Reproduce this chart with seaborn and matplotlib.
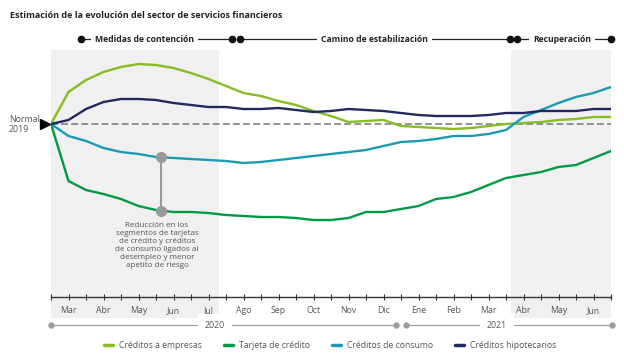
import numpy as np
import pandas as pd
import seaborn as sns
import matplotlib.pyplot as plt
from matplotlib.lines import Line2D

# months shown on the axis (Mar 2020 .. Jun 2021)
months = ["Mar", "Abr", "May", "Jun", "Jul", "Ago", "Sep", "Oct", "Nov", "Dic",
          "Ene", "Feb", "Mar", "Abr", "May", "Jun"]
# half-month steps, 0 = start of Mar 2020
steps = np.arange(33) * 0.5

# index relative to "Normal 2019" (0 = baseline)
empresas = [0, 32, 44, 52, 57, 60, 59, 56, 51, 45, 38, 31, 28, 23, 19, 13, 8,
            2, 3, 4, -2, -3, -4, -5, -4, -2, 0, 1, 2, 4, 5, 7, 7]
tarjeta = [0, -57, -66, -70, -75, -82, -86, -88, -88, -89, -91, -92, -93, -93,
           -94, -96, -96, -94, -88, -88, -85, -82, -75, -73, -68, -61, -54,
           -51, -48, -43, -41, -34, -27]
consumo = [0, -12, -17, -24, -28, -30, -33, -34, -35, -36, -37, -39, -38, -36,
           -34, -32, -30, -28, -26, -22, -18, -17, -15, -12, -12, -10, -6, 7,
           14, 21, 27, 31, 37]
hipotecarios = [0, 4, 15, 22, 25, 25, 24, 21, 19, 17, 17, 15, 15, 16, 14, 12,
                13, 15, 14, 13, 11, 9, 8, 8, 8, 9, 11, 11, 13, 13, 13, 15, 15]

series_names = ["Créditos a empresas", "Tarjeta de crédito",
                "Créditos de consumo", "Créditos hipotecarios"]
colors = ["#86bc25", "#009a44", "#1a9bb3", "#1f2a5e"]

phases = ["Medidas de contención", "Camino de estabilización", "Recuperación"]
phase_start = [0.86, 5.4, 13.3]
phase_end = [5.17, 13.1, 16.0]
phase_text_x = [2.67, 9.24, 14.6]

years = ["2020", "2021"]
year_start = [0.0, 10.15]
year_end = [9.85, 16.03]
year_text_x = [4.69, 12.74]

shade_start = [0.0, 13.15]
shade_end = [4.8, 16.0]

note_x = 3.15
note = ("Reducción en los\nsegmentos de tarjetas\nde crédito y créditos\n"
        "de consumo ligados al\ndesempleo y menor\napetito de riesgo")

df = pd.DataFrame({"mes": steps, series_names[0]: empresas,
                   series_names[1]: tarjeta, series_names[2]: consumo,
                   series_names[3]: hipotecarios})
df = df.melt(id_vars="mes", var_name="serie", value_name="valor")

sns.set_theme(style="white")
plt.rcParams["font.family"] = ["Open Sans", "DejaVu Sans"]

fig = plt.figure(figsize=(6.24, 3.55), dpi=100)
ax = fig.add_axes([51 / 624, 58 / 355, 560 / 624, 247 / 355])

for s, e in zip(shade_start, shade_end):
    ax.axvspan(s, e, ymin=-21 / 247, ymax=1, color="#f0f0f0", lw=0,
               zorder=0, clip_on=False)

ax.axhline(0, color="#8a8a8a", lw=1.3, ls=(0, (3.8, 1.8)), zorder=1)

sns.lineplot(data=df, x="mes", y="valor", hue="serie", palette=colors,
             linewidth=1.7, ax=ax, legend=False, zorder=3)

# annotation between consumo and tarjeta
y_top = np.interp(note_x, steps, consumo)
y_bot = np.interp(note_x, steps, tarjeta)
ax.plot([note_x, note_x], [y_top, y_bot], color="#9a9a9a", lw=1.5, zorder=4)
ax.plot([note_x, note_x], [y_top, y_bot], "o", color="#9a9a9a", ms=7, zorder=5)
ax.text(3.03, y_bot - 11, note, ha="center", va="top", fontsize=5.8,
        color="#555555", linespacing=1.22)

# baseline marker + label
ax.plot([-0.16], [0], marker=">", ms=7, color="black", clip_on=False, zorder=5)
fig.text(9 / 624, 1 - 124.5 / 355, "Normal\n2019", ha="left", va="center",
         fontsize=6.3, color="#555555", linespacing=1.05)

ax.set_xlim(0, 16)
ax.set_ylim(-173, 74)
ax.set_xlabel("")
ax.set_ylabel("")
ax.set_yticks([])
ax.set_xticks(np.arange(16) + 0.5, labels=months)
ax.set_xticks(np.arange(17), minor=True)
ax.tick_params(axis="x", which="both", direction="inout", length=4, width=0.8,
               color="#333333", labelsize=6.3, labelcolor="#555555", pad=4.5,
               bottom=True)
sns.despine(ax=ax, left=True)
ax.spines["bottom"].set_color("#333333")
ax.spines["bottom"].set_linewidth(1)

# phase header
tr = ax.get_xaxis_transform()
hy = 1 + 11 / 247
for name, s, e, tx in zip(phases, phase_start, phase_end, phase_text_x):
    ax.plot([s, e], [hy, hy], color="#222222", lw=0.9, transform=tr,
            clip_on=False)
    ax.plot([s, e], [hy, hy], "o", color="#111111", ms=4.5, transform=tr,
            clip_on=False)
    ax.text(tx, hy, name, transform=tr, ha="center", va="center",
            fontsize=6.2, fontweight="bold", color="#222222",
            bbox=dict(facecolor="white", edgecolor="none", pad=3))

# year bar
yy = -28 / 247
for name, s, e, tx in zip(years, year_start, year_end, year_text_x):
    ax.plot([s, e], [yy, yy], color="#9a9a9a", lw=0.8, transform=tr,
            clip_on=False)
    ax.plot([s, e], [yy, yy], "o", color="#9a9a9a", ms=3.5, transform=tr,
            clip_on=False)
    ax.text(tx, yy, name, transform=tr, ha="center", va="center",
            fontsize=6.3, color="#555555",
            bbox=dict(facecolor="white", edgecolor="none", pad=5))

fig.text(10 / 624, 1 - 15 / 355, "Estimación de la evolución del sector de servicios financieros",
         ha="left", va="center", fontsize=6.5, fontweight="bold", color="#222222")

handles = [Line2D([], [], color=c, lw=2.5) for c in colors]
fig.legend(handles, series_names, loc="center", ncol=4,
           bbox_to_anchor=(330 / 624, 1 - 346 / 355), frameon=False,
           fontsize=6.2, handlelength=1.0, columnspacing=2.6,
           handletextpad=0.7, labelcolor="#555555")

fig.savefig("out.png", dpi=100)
○ ○ ○ ○
• _GOAL_
Skip every picture and return the lines above from the top through the one that contains "steps = np.arange(33) * 0.5".

• _SOLUTION BELOW_
Reproduce this chart with seaborn and matplotlib.
import numpy as np
import pandas as pd
import seaborn as sns
import matplotlib.pyplot as plt
from matplotlib.lines import Line2D

# months shown on the axis (Mar 2020 .. Jun 2021)
months = ["Mar", "Abr", "May", "Jun", "Jul", "Ago", "Sep", "Oct", "Nov", "Dic",
          "Ene", "Feb", "Mar", "Abr", "May", "Jun"]
# half-month steps, 0 = start of Mar 2020
steps = np.arange(33) * 0.5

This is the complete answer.